How to bring your people with you

To become the kind of inspiring business that wins friends and fans in the modern world is a team effort. We can’t just bring in a hot shot marketing director and expect them to “do” some great marketing for us – instead we have to make everyone marketers, all working creatively towards a perfectly defined and consistent brand purpose.

However this isn’t easy. Most of the people in your business weren’t hired to think this way. Chances are they are simply looking at their given task within the machine, and rarely raise their head to ask what the point of all this is. If that’s the case, they will perform their given task in a completely generic way (in just the same manner as they did with their former employer probably), and will, with the help of all their colleagues, end up creating a vague and generic business.

Not all businesses have this problem of course. It goes without saying that the interesting companies we mention around here all the time have employees who really believe in what they’re doing. Rather that focusing on them by way of example however, we can look to something a bit more obvious – charities.

Generally speaking everyone who works for a charity is passionate about whatever that charity’s cause is. If you work for, say, Dogs Trust, it’s pretty likely that you like dogs. And this doesn’t just go for the dog-handling roles in that organisation; the secretaries, the accountants, and all other generic roles will probably share that passion. This is because the end result of what this body does – helping dogs – is something that certain people care about, and therefore the business is likely to attract these certain people as employees. This shared passion results in charities having much more coherency and harmony than your average business. It also changes the way the employees actually carry out their jobs, because they are all able to attach their actions to that bigger purpose.

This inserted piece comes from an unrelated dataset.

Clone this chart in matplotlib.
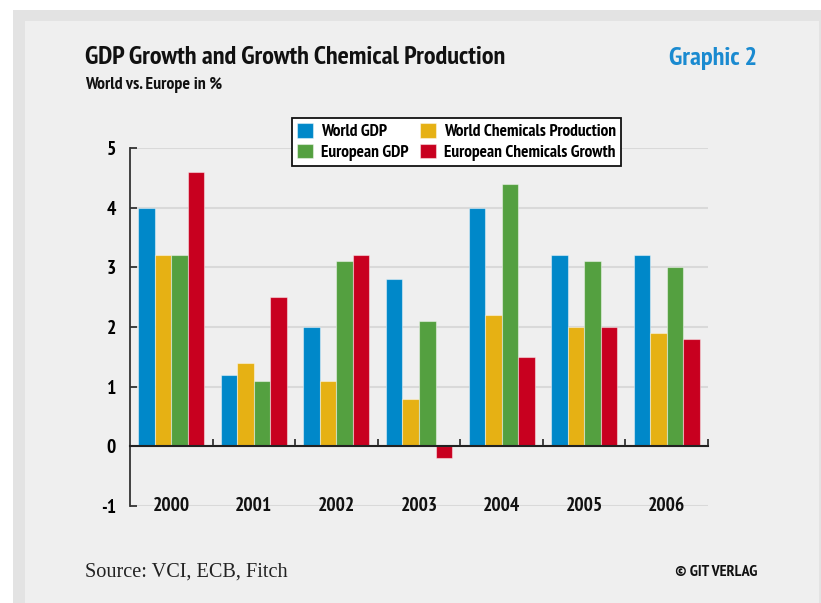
import numpy as np
import matplotlib.pyplot as plt
import matplotlib.patches as mpatches
from matplotlib.ticker import FixedLocator

# ── Data ──────────────────────────────────────────────
YEARS = ['2000', '2001', '2002', '2003', '2004', '2005', '2006']
WORLD_GDP = [4.0, 1.2, 2.0, 2.8, 4.0, 3.2, 3.2]
WORLD_CHEM = [3.2, 1.4, 1.1, 0.8, 2.2, 2.0, 1.9]
EURO_GDP = [3.2, 1.1, 3.1, 2.1, 4.4, 3.1, 3.0]
EURO_CHEM = [4.6, 2.5, 3.2, -0.2, 1.5, 2.0, 1.8]

SERIES = ['World GDP', 'World Chemicals Production',
          'European GDP', 'European Chemicals Growth']
COLORS = ['#0088c9', '#e6b114', '#54a040', '#c8001f']

FONT = ['PT Sans Narrow', 'DejaVu Sans']
plt.rcParams['font.family'] = FONT
plt.rcParams['axes.unicode_minus'] = False

fig = plt.figure(figsize=(8.21, 6.03), dpi=100)
fig.patch.set_facecolor('white')

# page background: grey frame + light panel
fig.patches.append(mpatches.Rectangle((13/821, 0), 1, 1 - 10/603,
                                      transform=fig.transFigure,
                                      facecolor='#e3e3e3', edgecolor='none', zorder=-2))
fig.patches.append(mpatches.Rectangle((25/821, 0), (819 - 25)/821, 1 - 21/603,
                                      transform=fig.transFigure,
                                      facecolor='#efefef', edgecolor='none', zorder=-1))

ax = fig.add_axes([130/821, 97/603, 578/821, 358/603])
ax.set_facecolor('none')

x = np.arange(len(YEARS))
w = 0.2
values = [WORLD_GDP, WORLD_CHEM, EURO_GDP, EURO_CHEM]
handles = []
for i, (vals, col, name) in enumerate(zip(values, COLORS, SERIES)):
    b = ax.bar(x + (i - 1.5) * w, vals, w, color=col,
               edgecolor=(1, 1, 1, 0.45), linewidth=0.8, label=name, zorder=3)
    handles.append(b)

ax.set_xlim(-0.5, len(YEARS) - 0.5)
ax.set_ylim(-1, 5)
ax.set_yticks(range(-1, 6))
ax.yaxis.grid(True, color='#d9d9d9', linewidth=1.5, zorder=0)
ax.set_axisbelow(True)

for s in ['top', 'right']:
    ax.spines[s].set_visible(False)
ax.spines['bottom'].set_position(('data', 0))
ax.spines['bottom'].set_color('#222222')
ax.spines['bottom'].set_linewidth(1.5)
ax.spines['bottom'].set_zorder(4)
ax.spines['left'].set_color('#333333')
ax.spines['left'].set_linewidth(1.3)

ax.set_xticks(x)
ax.set_xticklabels([])
ax.tick_params(axis='x', which='major', length=0)
ax.xaxis.set_minor_locator(FixedLocator(np.arange(0.5, len(YEARS), 1.0)))
ax.tick_params(axis='x', which='minor', direction='in', length=5, width=1.3, color='#333333')
ax.tick_params(axis='y', direction='in', length=5, width=1.3, color='#333333',
               labelsize=14, pad=10)
for lab in ax.get_yticklabels():
    lab.set_fontweight('bold')

for xi, yr in zip(x, YEARS):
    ax.text(xi, -1, yr, ha='center', va='center', fontsize=14,
            fontweight='bold', color='#111111')

order = [0, 2, 1, 3]
leg = fig.legend([handles[i] for i in order], [SERIES[i] for i in order],
                 ncol=2, loc='upper left', bbox_to_anchor=(292/821, 1 - 118/603),
                 frameon=True, fancybox=False, edgecolor='#111111', facecolor='white',
                 prop={'family': FONT, 'weight': 'bold', 'size': 12.5},
                 handlelength=0.9, handleheight=0.9, handletextpad=0.45,
                 columnspacing=0.7, labelspacing=0.2, borderpad=0.3,
                 borderaxespad=0)
leg.get_frame().set_linewidth(1.3)
leg.get_frame().set_alpha(1)

fig.text(85/821, 1 - 58/603, 'GDP Growth and Growth Chemical Production',
         fontsize=19, fontweight='bold', color='#111111', va='center', ha='left')
fig.text(85/821, 1 - 85/603, 'World vs. Europe in %',
         fontsize=12.8, fontweight='bold', color='#111111', va='center', ha='left')
fig.text(757/821, 1 - 58/603, 'Graphic 2',
         fontsize=19, fontweight='bold', color='#1a8ad0', va='center', ha='right')
fig.text(85/821, 1 - 572/603, 'Source: VCI, ECB, Fitch',
         fontsize=14.6, family='Liberation Serif', color='#222222', va='center', ha='left')
fig.text(757/821, 1 - 572/603, '© GIT VERLAG',
         fontsize=11.5, fontweight='bold', color='#111111', va='center', ha='right')

fig.savefig('out.png', dpi=100)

A slightly cheesy, but nonetheless good example of this same principle was at play with the oft-quoted anecdote about what happened when President Kennedy visited the HQ for the Apollo missions. Coming across a janitor sweeping a hallway, he asked “what is it that you do here?”, to which the janitor replied “I’m helping put a man on the moon”. You can bet that this janitor did his “janiting” in a slightly different way than a janitor in a regular office building. He certainly did it with more pride and more focus. The combined effect of his mindset and that of all the other workers do other menial jobs on that project ended up with something pretty impressive. The exact same principle can be brought to bear in any business.

How? How can we get all our employees, regardless of their role, to be as in-tune and engaged as those at Dogs Trust or the Apollo missions? The crucial question here comes in identifying what the true output of the business is, what exactly the point of it all is.

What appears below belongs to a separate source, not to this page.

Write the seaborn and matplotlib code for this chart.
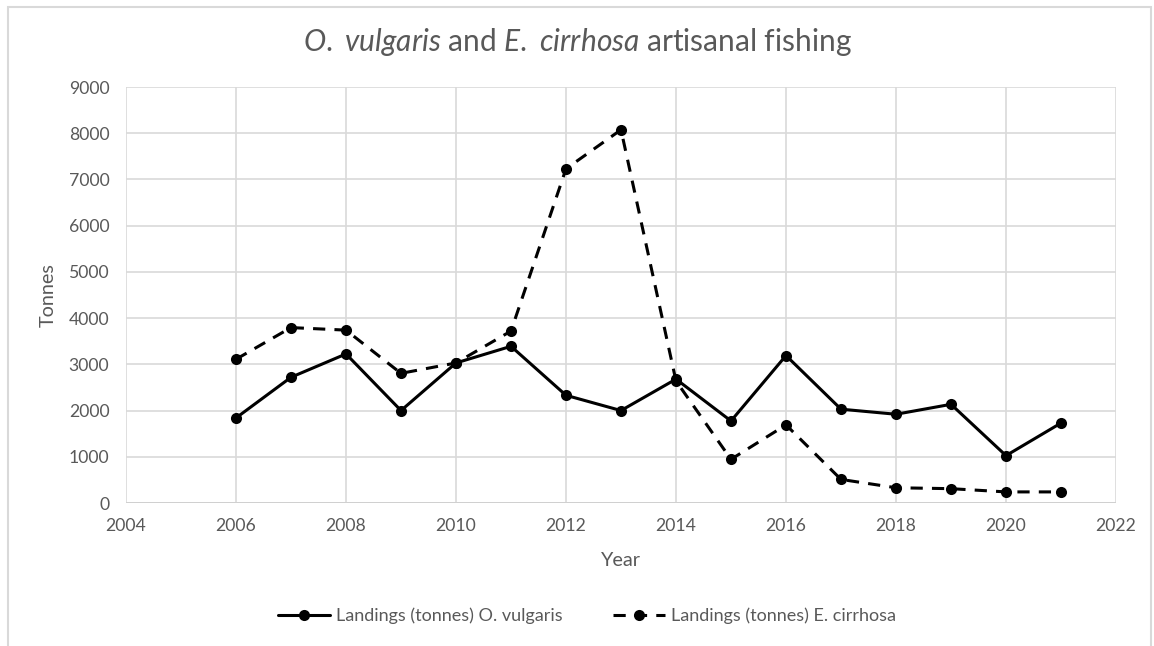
import matplotlib
matplotlib.use('Agg')
import matplotlib.pyplot as plt
import pandas as pd
import seaborn as sns

# landings
years = list(range(2006, 2022))
vulgaris = [1840, 2720, 3225, 2000, 3030, 3390, 2330, 2000,
            2680, 1775, 3190, 2030, 1920, 2135, 1025, 1730]
cirrhosa = [3110, 3795, 3740, 2805, 3030, 3720, 7230, 8075,
            2640, 945, 1690, 510, 330, 310, 240, 240]
xticks = list(range(2004, 2023, 2))
yticks = list(range(0, 9001, 1000))

sns.set_theme(style='white')
plt.rcParams['font.family'] = ['Lato', 'DejaVu Sans']
plt.rcParams['mathtext.fontset'] = 'custom'
plt.rcParams['mathtext.it'] = 'Lato:italic'
plt.rcParams['mathtext.rm'] = 'Lato'

grey = '#595959'
W, H = 1154, 646
fig = plt.figure(figsize=(W / 100, H / 100), dpi=100)
ax = fig.add_axes([126 / W, 1 - 503 / H, 990 / W, 416 / H])

df = pd.DataFrame({'year': years, 'vulgaris': vulgaris, 'cirrhosa': cirrhosa})
sns.lineplot(data=df, x='year', y='vulgaris', ax=ax, color='black', lw=2.2,
             marker='o', markersize=8, markeredgewidth=0,
             label='Landings (tonnes) O. vulgaris')
sns.lineplot(data=df, x='year', y='cirrhosa', ax=ax, color='black', lw=2.2,
             marker='o', markersize=8, markeredgewidth=0,
             label='Landings (tonnes) E. cirrhosa')
ax.lines[1].set_dashes((4, 3))

ax.set_xlim(2004, 2022)
ax.set_ylim(0, 9000)
ax.set_xticks(xticks)
ax.set_yticks(yticks)
ax.grid(True, color='#d9d9d9', lw=1.2)
for s in ax.spines.values():
    s.set_visible(False)
ax.axhline(0, color='#d0d0d0', lw=1.4, zorder=1)
ax.tick_params(length=0, labelsize=12.7, labelcolor=grey)
ax.tick_params(axis='y', pad=12)
ax.tick_params(axis='x', pad=11)
ax.set_xlabel('Year', fontsize=14.3, color=grey)
ax.set_ylabel('Tonnes', fontsize=14.3, color=grey)
ax.xaxis.set_label_coords(0.5, (503 - 560) / 416)
ax.yaxis.set_label_coords((48 - 126) / 990, 0.5)
ax.xaxis.label.set_va('center')
ax.yaxis.label.set_va('center')

fig.text(0.5, 1 - 42 / H,
         r'$\it{O.}$ $\it{vulgaris}$ and $\it{E.}$ $\it{cirrhosa}$ artisanal fishing',
         ha='center', va='center', fontsize=21.5, color=grey)

leg = ax.legend(loc='center', bbox_to_anchor=((587 - 126) / 990, (503 - 616) / 416),
                ncol=2, frameon=False, fontsize=13, handlelength=2.9,
                columnspacing=2.8, handletextpad=0.3)
for t in leg.get_texts():
    t.set_color(grey)

# outer chart frame
fig.patches.append(plt.Rectangle((8 / W, -0.1), 1143 / W, 1.1 - 7 / H,
                                 transform=fig.transFigure, fill=False,
                                 edgecolor='#d9d9d9', lw=1.5))

fig.savefig('out.png', dpi=100)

Naturally this can’t be profit. Well, it can be profit, but if that’s the case then you have to accept that this goal will be shared by all your employees, which will result in them orienting themselves around their personal renumeration. If the business is here for cash, then so are its employees. If the business is here for dogs, then the employees will be motivated by that instead. Thus it’s best to define profit as being the reward for a job well done – not the job in and of itself.

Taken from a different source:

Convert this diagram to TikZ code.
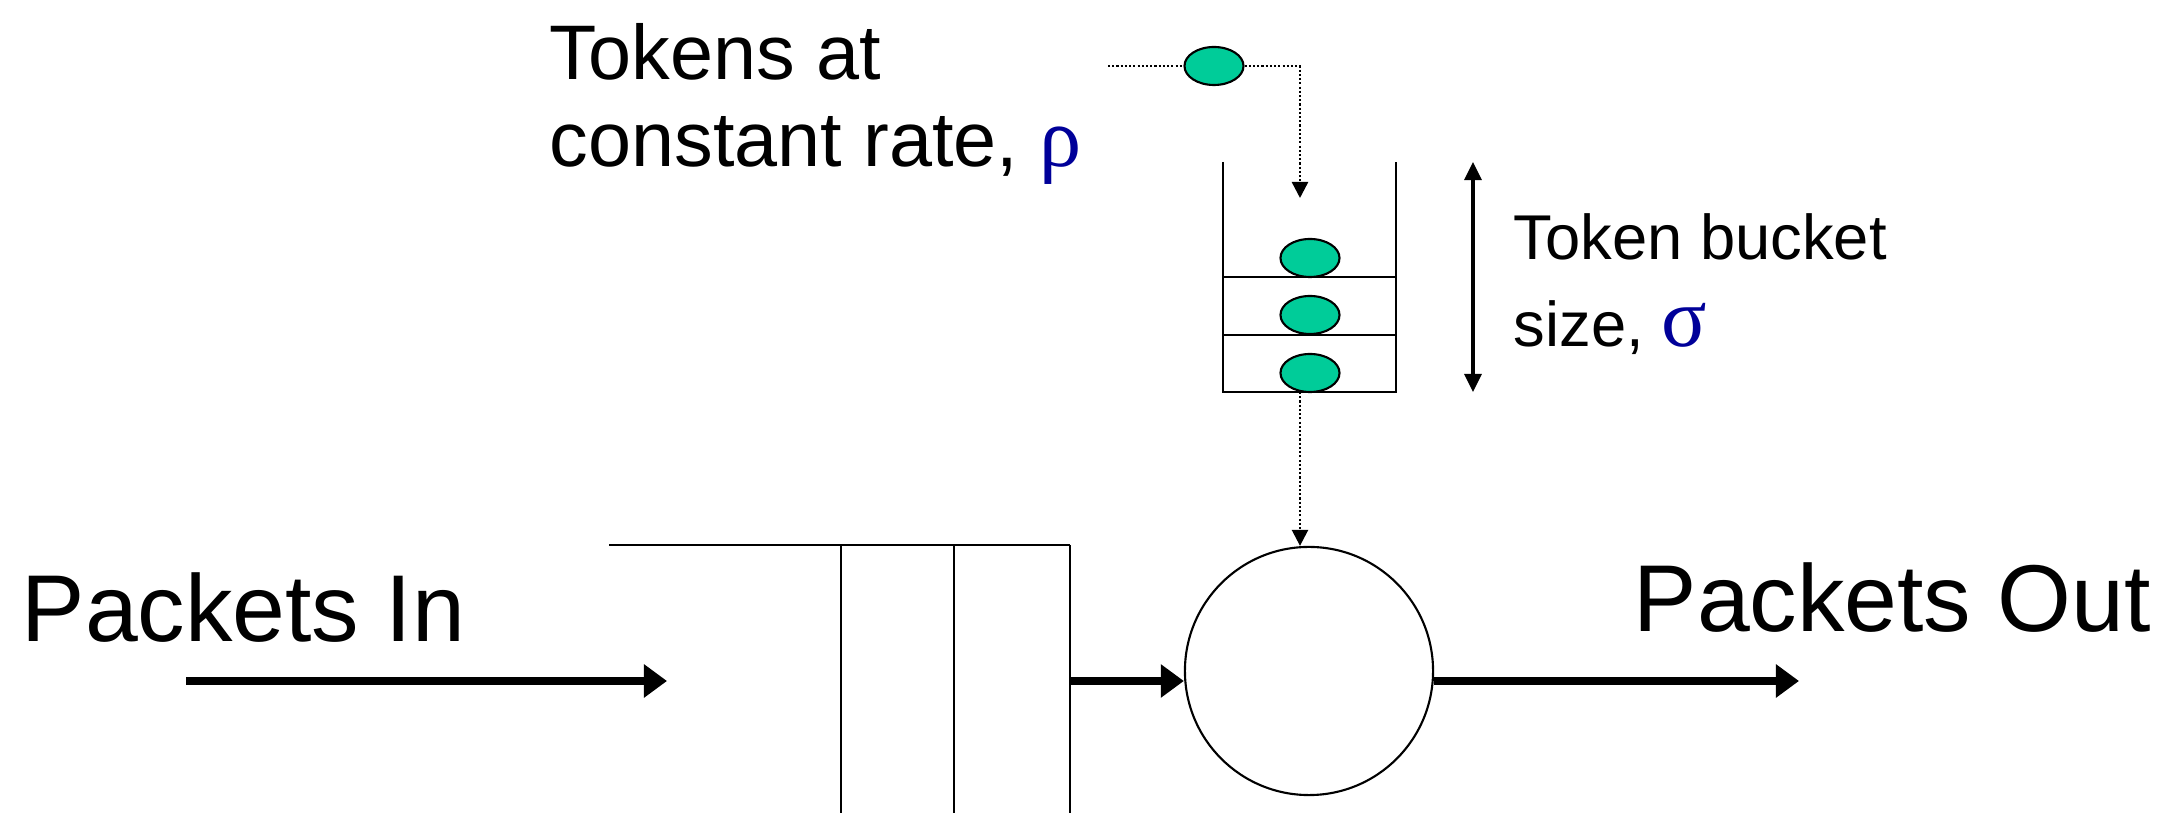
\documentclass[tikz,border=0pt]{standalone}
\usepackage{fontspec}
\setmainfont{Liberation Sans}
\newfontfamily\greekfont{Liberation Serif}
\usetikzlibrary{shapes.geometric, arrows.meta, positioning, calc}
\definecolor{tokenGreen}{RGB}{0,204,153}
\definecolor{symBlue}{RGB}{0,0,153}

\begin{document}
\begin{tikzpicture}[
    x=0.01cm, y=-0.01cm,
    token/.style={ellipse, draw, line width=0.6pt, fill=tokenGreen,
                minimum width=0.59cm, minimum height=0.38cm, inner sep=0pt},
    server/.style={circle, draw, line width=0.6pt,
                minimum size=2.48cm, inner sep=0pt},
    wall/.style={line width=0.6pt},
    dotArr/.style={line width=0.7pt, dash pattern=on 0.6pt off 0.6pt,
                -{Triangle[length=0.16cm, width=0.16cm]}},
    bigArr/.style={line width=2.3pt, -{Triangle[length=0.23cm, width=0.32cm]}},
    sizeArr/.style={line width=0.9pt,
                {Triangle[length=0.18cm, width=0.17cm]}-{Triangle[length=0.18cm, width=0.17cm]}},
    bigText/.style={inner sep=0pt, anchor=base west, font=\fontsize{27}{32}\selectfont},
    midText/.style={inner sep=0pt, anchor=base west, align=left, font=\fontsize{22}{25}\selectfont},
    smallText/.style={inner sep=0pt, anchor=base west, align=left, font=\fontsize{18}{25}\selectfont}
  ]
  \useasboundingbox (0,0) rectangle (2165,813);

  %% ---- Token source ----
  \coordinate (feed) at (1108,66);
  \node[token] (newTok) at (1214,66) {};
  \coordinate (bucketIn) at (1300,198);
  \node[midText] (rateLbl) at (549,167)
        {Tokens at\\constant rate, {\greekfont\fontsize{24}{25}\selectfont\color{symBlue}ρ}};

  \draw[dotArr, -] (feed) -- (newTok.west);
  \draw[dotArr] (newTok.east) -| (bucketIn);

  %% ---- Token bucket ----
  \draw[wall] (1223,162) -- (1223,392) -- (1396,392) -- (1396,162);
  \draw[wall] (1223,277) -- (1396,277);
  \draw[wall] (1223,335) -- (1396,335);
  \foreach \y/\n in {258/1, 315/2, 373/3}
    \node[token] (tok\n) at (1310,\y) {};
  \coordinate (bucketOut) at (1300,392);

  \coordinate (sizeTop) at (1473,162);
  \coordinate (sizeBot) at (1473,392);
  \draw[sizeArr] (sizeTop) -- (sizeBot);
  \node[smallText] (sizeLbl) at (1513,347)
        {Token bucket\\size, {\greekfont\fontsize{24}{25}\selectfont\color{symBlue}σ}};

  %% ---- Packet queue and server ----
  \draw[wall] (609,545) -- (1070,545);
  \foreach \x in {841,954,1070}
    \draw[wall] (\x,545) -- (\x,813);
  \coordinate (qOut) at (1070,681);
  \node[server] (server) at (1309,671) {};

  \draw[dotArr] (bucketOut) -- (bucketOut |- server.north);

  %% ---- Packet flow ----
  \coordinate (inStart) at (186,681);
  \coordinate (inEnd)   at (667,681);
  \coordinate (outEnd)  at (1799,681);
  \node[bigText] (inLbl)  at (21,642)   {Packets In};
  \node[bigText] (outLbl) at (1633,632) {Packets Out};

  \draw[bigArr] (inStart) -- (inEnd);
  \draw[bigArr] (qOut) -- (server.west |- qOut);
  \draw[bigArr] (server.east |- qOut) -- (outEnd);

\end{tikzpicture}
\end{document}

The job needs to be defined as the worthwhile thing that the business is on this earth to achieve. A good way of articulating this is the business “purpose”.

The term “purpose” has come to be rather distorted in recent years, since it has become synonymous with “worthiness” rather than being simply worthwhile. This definition is dangerous as it has shut many businesses out, leaving them to think that it’s not the type of business they are. However to be a purposeful business you don’t need to be solving the world’s energy problems, or feeding the homeless – you just need to be achieving something which, if it wasn’t for you, would be missed.

GoPro is an extremely purposeful business, but there is nothing worthy about it. People make sacrifices to work for GoPro in the same way as they would with a charity. At a push, a purpose can even be negative and still work – at least in terms of difference and coherency. This was shown by the brand Death Cigarettes, who promised “we kill you faster” before they were put out of business in a legal dispute. Of course, those involved with the brand weren’t motivated by killing people; instead they were joined by the “punk rock” spirit that such a claim implied.

With such clarity of purpose, an identity is created, one which runs through employees as well as the brand itself.

Most businesses are made of people who bounce from company to company, even industry to industry, with only things like advancement, ease of commute, and a bit of extra cash as their driver. They are passive and reactive, letting circumstances dictate their decisions, rather than any genuine preference. It’s no coincidence that this attitude is mirrored by consumers. If you can’t get the people who work for you to be motivated by what you do, then with the public you’ve got no chance.

Ultimately they’re all people, they all have the same desires, and thus contrary to conventional marketing wisdom all their desires can be answered in the same way – by being a company which is doing something great.